Given By Rev. Madison Shockley July 7, 2019

We recently celebrated the United States of America’s freedom as a country. While it benefited some, giving some people religious and political freedom, it caused great pain to others, such as the deaths of thousands of indigenous people and the enslavement of Africans. The USA and slavery have had a complicated history. During the abolitionist movement, Fredrick Douglas was invited to speak at the White House on the Fourth of July. His speech, titled “What to the Slave is Your Fourth of July,” spoke to the irony of celebrating freedom while holding slaves. Christianity and slavery have also had a complicated history. In the Bible, Paul speaks of all people having been freed, to never submit again to the yoke of slavery. All those who were excluded, slaves, women, and Gentiles, were equal in Christ’s eyes.
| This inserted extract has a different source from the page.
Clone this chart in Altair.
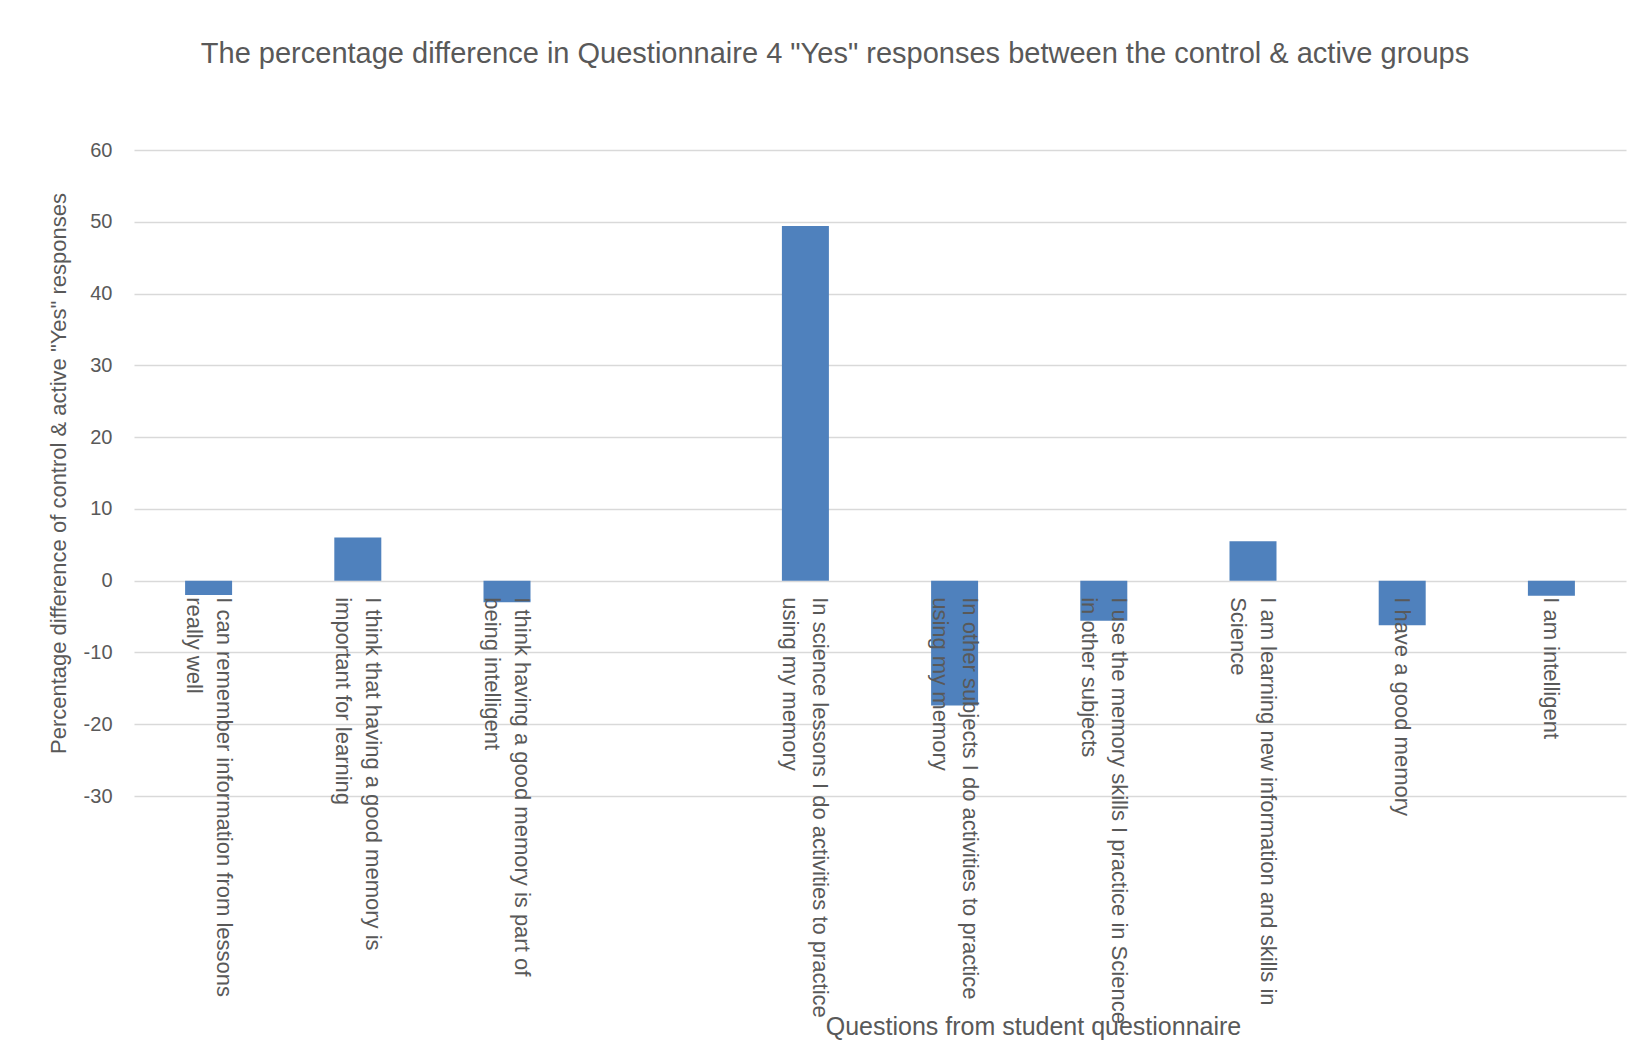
import altair as alt
import pandas as pd

# Questionnaire statements ("|" marks the line break in each axis label);
# the blank entry keeps the empty slot between the two groups of questions.
questions = [
    "I can remember information from lessons|really well",
    "I think that having a good memory is|important for learning",
    "I think having a good memory is part of|being intelligent",
    "",
    "In science lessons I do activities to practice|using my memory",
    "In other subjects I  do activities to practice|using my memory",
    "I use the memory skills I practice in Science|in other subjects",
    "I am learning new information and skills in|Science",
    "I have a good memory",
    "I am intelligent",
]

# Percentage difference (control vs active) in "Yes" responses
differences = [-2.0, 6.0, -3.0, None, 49.4, -17.4, -5.6, 5.5, -6.2, -2.1]

y_ticks = [-30, -20, -10, 0, 10, 20, 30, 40, 50, 60]

df = pd.DataFrame({"question": questions, "difference": differences})

FONT = "Liberation Sans"
TEXT = "#595959"
GRID = "#d9d9d9"

PLOT_W = 1492
PLOT_H = 646
LINE_H = 30
# distance from the bottom of the plot to the zero line, where the category axis sits
zero_from_bottom = PLOT_H * (0 - (-30)) / (60 - (-30))

chart = (
    alt.Chart(df)
    .mark_bar(color="#4f81bd")
    .encode(
        x=alt.X(
            "question:N",
            sort=None,
            scale=alt.Scale(domain=questions, paddingInner=0.685, paddingOuter=0.3425),
            axis=alt.Axis(
                title="Questions from student questionnaire",
                labelExpr="split(datum.label, '|')",
                labelAngle=90,
                labelAlign="left",
                labelBaseline="middle",
                labelFontSize=22,
                labelLineHeight=LINE_H,
                # two-line labels are centred on their bar as a block
                labelOffset=alt.condition(
                    "indexof(datum.value, '|') >= 0",
                    alt.value(LINE_H / 2),
                    alt.value(0),
                ),
                labelColor=TEXT,
                labelFont=FONT,
                labelPadding=16,
                labelLimit=0,
                labelOverlap=False,
                ticks=False,
                domain=False,
                offset=-zero_from_bottom,
                zindex=1,
                titleFont=FONT,
                titleFontSize=25,
                titleFontWeight="normal",
                titleColor=TEXT,
                titleX=899,
                titleY=446,
                titleAlign="center",
                titleBaseline="middle",
            ),
        ),
        y=alt.Y(
            "difference:Q",
            scale=alt.Scale(domain=[-30, 60], nice=False, zero=False),
            axis=alt.Axis(
                title='Percentage difference of control & active "Yes" responses',
                values=y_ticks,
                labelExpr="'' + datum.value",
                labelFontSize=20,
                labelColor=TEXT,
                labelFont=FONT,
                labelPadding=22,
                ticks=False,
                domain=False,
                grid=True,
                gridColor=GRID,
                gridWidth=1.5,
                titleFont=FONT,
                titleFontSize=22,
                titleFontWeight="normal",
                titleColor=TEXT,
                titleX=-76,
                titleY=PLOT_H / 2,
                titleAngle=-90,
                titleAlign="center",
                titleBaseline="middle",
            ),
        ),
    )
    .properties(
        width=PLOT_W,
        height=PLOT_H,
        title=alt.TitleParams(
            'The percentage difference in Questionnaire 4 "Yes" responses between the control & active groups',
            font=FONT,
            fontSize=29,
            fontWeight="normal",
            color=TEXT,
            anchor="middle",
            dx=-45,
            offset=71,
        ),
        autosize=alt.AutoSizeParams(type="none"),
        padding={"left": 134, "top": 150, "right": 15, "bottom": 266},
    )
    .configure(background="white", view=alt.ViewConfig(stroke="transparent", strokeWidth=0))
)

chart.save("out.html", embed_options={"renderer": "svg", "actions": False})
Then, Paul had to walk a fine line between keeping his word about the Good News and maintaining social order when, Onesimus, slave of Philemon, runs to Paul asking if he were no longer a slave as Paul had preached. Paul instead writes to Philemon, telling him that freeing Onesimus would be the right thing, but the decision to do the right thing was up to Philemon. We can only hope Philemon did the right thing. Paul later writes that we are set free from slavery in order to become slaves to others. We do not need to conform to the dominant culture in order to have a relationship with Jesus and God, only have faith. We can only be free when everyone is free.